El portazo de Violeta sonó por encima de la música. Ernesto salió de su trance y de la cocina fregándose las manos con un repasador a cuadros rojos. «¿Cómo anda la reina de la casa?», dijo él. «Hola, papi trucho», le contestó ella. «¿Ya está la comida? Me muero de hambre», siguió con su voz de queja habitual. Ernesto la mandó, como cada vez, a lavarse las manos y a poner la mesa. Su hijastra no obedecía, sino que actuaba por costumbre y a desgano. Arrastraba los pies, cada uno de sus movimientos condensaba la potencia arrasadora de la adolescencia.
El almuerzo era el momento en el que Ernesto se conectaba con su hijastra. Ella le preguntó cómo le había ido en el campo y él le dijo que bien, que había ido a ver a una curandera, una señora bastante rara del pueblo. «¿Es tipo una bruja? ¿Tiene poderes?», preguntó Violeta sin haber terminado de tragar del todo una ración de puré. «Es alguien que cura sin apelar a la ciencia», respondió él, satisfecho de todavía tener respuestas a ese sin fin de preguntas. «Creo que puedo escribir algo sobre ella», agregó una versión confiada de Ernesto. «Bien ahí», dijo ella y bajó de un solo trago el jugo de manzana que le quedaba en el vaso. Sin mediar intervalos, sin hilos ni asociaciones libres entre un tema y el otro, Violeta le preguntó a su padrastro por los Rolling Stones. Ernesto la conocía demasiado y entendió, sin esfuerzo, que el interés repentino de Violeta por la música venía de la mano del interés por un chico. Puso una lista de temas desde su teléfono celular y primero sintió alegría de que el sujeto tuviera buen gusto para la música, como él. Luego, lo invadieron unos celos intempestivos: si Violeta se enamoraba y se ponía de novia, si inauguraba esa parte intensa y experimental de su vida, con la ausencia permanente de Victoria, ya no habría en esa casa nada ni nadie para él. Era en esos instantes donde lo invadía una desesperación terrible como si la joven hubiera sido alguna vez parte de él. «Necesito mi siesta, Ernestruchi», le dijo Violeta y fue a encerrarse a su cuarto. Dejó solo a Ernesto colgando la ropa ya centrifugada en el ténder del patio silbando la melodía de Beast of burden.

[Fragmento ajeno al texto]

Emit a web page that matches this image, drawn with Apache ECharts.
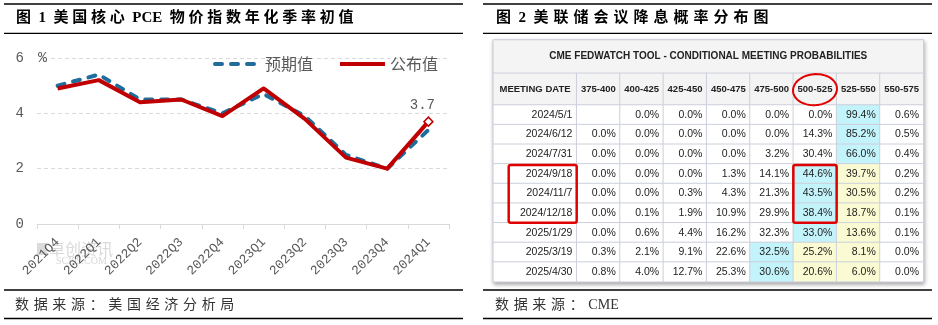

Ernesto aprovechó la quietud y el abrazo incondicional del sol para sentarse en el living, encender la computadora y abrir un archivo de texto. Eligió la tipografía Georgia tamaño 12 y seteó el interlineado a su gusto. Quiso comenzar a presionar las teclas que reposaban bajo las yemas de sus dedos pero la fuerza desbocada de una intrusión en su mente no se lo permitió: pensó por primera vez en la virginidad de su hijastra.